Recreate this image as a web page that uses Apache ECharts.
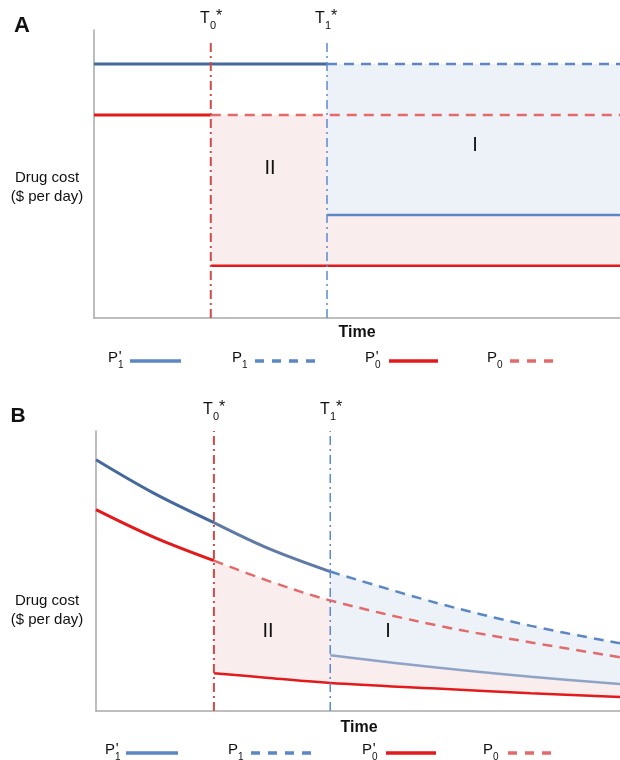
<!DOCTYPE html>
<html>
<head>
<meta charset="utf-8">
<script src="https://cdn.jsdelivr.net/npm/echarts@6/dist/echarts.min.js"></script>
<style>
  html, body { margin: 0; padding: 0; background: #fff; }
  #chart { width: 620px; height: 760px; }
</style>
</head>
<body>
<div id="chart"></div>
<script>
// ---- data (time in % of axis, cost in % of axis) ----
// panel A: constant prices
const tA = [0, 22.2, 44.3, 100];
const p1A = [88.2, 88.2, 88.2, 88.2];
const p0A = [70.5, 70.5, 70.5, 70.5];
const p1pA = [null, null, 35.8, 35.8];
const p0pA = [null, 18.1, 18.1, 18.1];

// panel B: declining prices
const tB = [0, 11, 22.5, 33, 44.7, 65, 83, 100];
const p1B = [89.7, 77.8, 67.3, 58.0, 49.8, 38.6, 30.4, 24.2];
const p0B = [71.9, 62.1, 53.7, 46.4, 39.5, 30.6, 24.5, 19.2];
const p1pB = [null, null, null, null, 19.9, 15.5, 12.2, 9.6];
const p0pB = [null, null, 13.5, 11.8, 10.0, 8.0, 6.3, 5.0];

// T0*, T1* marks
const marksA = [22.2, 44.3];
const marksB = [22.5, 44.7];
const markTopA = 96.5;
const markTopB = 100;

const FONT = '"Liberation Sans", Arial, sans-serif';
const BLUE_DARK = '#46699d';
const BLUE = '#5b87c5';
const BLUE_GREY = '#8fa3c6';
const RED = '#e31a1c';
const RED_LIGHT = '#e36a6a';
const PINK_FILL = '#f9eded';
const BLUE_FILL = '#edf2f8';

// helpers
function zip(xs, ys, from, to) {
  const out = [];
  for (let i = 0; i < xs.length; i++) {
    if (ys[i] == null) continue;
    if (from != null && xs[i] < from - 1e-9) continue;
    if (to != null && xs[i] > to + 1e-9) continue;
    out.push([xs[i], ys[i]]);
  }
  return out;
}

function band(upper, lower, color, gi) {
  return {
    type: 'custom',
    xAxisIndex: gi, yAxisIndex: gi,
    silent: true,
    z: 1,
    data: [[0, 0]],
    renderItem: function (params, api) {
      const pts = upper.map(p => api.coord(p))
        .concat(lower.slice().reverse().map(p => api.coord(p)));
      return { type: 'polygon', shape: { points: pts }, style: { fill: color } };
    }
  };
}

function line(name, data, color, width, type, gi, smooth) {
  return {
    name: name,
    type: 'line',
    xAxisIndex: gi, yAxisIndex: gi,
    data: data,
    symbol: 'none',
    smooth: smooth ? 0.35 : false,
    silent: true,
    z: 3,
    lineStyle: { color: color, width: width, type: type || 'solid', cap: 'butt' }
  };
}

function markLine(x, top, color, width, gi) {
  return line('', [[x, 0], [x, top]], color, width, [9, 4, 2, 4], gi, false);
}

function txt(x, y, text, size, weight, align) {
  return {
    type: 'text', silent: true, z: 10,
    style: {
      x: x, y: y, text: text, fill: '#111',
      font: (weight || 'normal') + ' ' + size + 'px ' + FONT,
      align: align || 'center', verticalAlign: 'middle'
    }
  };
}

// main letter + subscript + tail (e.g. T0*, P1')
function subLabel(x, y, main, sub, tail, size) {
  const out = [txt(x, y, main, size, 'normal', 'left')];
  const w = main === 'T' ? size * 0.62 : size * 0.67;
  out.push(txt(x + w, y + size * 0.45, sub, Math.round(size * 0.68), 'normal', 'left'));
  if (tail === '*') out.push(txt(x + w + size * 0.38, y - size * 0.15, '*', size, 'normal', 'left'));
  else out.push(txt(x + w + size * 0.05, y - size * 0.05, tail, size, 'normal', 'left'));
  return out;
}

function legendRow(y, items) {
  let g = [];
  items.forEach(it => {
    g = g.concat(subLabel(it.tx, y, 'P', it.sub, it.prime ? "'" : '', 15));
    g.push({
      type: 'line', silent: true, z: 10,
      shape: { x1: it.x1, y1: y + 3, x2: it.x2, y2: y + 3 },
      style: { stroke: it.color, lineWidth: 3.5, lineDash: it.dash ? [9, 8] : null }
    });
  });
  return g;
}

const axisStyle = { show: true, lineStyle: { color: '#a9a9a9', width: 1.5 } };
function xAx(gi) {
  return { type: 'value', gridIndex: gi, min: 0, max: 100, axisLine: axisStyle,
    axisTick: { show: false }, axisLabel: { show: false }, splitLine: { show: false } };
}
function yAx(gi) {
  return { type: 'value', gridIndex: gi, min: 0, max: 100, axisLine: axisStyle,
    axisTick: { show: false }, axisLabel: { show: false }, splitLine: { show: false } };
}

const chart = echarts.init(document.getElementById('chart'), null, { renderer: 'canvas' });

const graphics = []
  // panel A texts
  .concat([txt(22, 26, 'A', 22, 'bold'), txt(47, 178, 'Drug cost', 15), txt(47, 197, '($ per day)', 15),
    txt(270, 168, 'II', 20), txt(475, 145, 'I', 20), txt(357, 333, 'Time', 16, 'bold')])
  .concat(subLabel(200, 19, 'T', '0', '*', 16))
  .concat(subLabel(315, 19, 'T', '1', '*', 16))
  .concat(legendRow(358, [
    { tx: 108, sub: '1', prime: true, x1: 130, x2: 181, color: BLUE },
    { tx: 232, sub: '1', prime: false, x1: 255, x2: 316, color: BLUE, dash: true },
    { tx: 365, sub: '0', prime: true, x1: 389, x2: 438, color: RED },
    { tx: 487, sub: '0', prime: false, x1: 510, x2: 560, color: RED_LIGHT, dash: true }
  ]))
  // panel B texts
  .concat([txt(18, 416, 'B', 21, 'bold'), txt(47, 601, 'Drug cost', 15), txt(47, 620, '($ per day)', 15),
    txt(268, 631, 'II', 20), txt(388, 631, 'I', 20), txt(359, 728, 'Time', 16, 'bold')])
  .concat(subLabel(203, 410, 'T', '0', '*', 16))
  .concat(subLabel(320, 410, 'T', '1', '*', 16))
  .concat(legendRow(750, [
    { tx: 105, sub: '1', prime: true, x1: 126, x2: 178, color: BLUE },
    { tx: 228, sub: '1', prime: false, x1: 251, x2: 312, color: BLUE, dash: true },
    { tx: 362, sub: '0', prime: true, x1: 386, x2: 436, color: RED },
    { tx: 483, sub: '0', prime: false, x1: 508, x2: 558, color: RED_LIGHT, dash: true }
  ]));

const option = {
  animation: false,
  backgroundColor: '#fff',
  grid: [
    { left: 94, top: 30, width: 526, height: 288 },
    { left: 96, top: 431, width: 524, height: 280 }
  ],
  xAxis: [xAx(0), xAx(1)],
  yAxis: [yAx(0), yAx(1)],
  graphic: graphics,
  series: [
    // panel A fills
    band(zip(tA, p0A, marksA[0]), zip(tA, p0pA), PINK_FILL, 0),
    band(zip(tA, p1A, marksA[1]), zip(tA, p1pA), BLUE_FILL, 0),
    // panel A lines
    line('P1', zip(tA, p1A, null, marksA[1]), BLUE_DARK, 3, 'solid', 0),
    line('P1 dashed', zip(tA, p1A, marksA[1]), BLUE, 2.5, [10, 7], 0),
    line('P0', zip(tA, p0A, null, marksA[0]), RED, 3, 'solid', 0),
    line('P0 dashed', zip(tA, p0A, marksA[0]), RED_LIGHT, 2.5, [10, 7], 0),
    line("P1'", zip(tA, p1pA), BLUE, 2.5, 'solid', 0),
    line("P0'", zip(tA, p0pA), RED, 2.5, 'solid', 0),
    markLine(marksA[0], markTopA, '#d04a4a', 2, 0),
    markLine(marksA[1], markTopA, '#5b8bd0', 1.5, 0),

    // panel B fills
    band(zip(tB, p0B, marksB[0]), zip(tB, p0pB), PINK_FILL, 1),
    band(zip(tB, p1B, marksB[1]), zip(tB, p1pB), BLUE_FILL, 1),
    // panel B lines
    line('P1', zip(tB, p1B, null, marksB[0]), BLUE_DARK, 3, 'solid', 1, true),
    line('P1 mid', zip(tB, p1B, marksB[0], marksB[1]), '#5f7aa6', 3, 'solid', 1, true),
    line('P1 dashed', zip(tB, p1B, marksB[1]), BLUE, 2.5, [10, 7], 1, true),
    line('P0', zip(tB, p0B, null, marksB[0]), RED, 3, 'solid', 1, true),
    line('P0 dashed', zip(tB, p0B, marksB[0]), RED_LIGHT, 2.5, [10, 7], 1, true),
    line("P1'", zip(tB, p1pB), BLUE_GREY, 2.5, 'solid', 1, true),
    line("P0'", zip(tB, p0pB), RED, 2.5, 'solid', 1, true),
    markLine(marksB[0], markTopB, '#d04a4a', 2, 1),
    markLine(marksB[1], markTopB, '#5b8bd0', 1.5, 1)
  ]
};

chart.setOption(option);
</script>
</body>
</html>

» **The task**:
Please take the lines from the beginning of the data above through the line holding "const BLUE_FILL = '#edf2f8';" and transcribe them exactly, without any pictures.

» **Answer below**:
Recreate this image as a web page that uses Apache ECharts.
<!DOCTYPE html>
<html>
<head>
<meta charset="utf-8">
<script src="https://cdn.jsdelivr.net/npm/echarts@6/dist/echarts.min.js"></script>
<style>
  html, body { margin: 0; padding: 0; background: #fff; }
  #chart { width: 620px; height: 760px; }
</style>
</head>
<body>
<div id="chart"></div>
<script>
// ---- data (time in % of axis, cost in % of axis) ----
// panel A: constant prices
const tA = [0, 22.2, 44.3, 100];
const p1A = [88.2, 88.2, 88.2, 88.2];
const p0A = [70.5, 70.5, 70.5, 70.5];
const p1pA = [null, null, 35.8, 35.8];
const p0pA = [null, 18.1, 18.1, 18.1];

// panel B: declining prices
const tB = [0, 11, 22.5, 33, 44.7, 65, 83, 100];
const p1B = [89.7, 77.8, 67.3, 58.0, 49.8, 38.6, 30.4, 24.2];
const p0B = [71.9, 62.1, 53.7, 46.4, 39.5, 30.6, 24.5, 19.2];
const p1pB = [null, null, null, null, 19.9, 15.5, 12.2, 9.6];
const p0pB = [null, null, 13.5, 11.8, 10.0, 8.0, 6.3, 5.0];

// T0*, T1* marks
const marksA = [22.2, 44.3];
const marksB = [22.5, 44.7];
const markTopA = 96.5;
const markTopB = 100;

const FONT = '"Liberation Sans", Arial, sans-serif';
const BLUE_DARK = '#46699d';
const BLUE = '#5b87c5';
const BLUE_GREY = '#8fa3c6';
const RED = '#e31a1c';
const RED_LIGHT = '#e36a6a';
const PINK_FILL = '#f9eded';
const BLUE_FILL = '#edf2f8';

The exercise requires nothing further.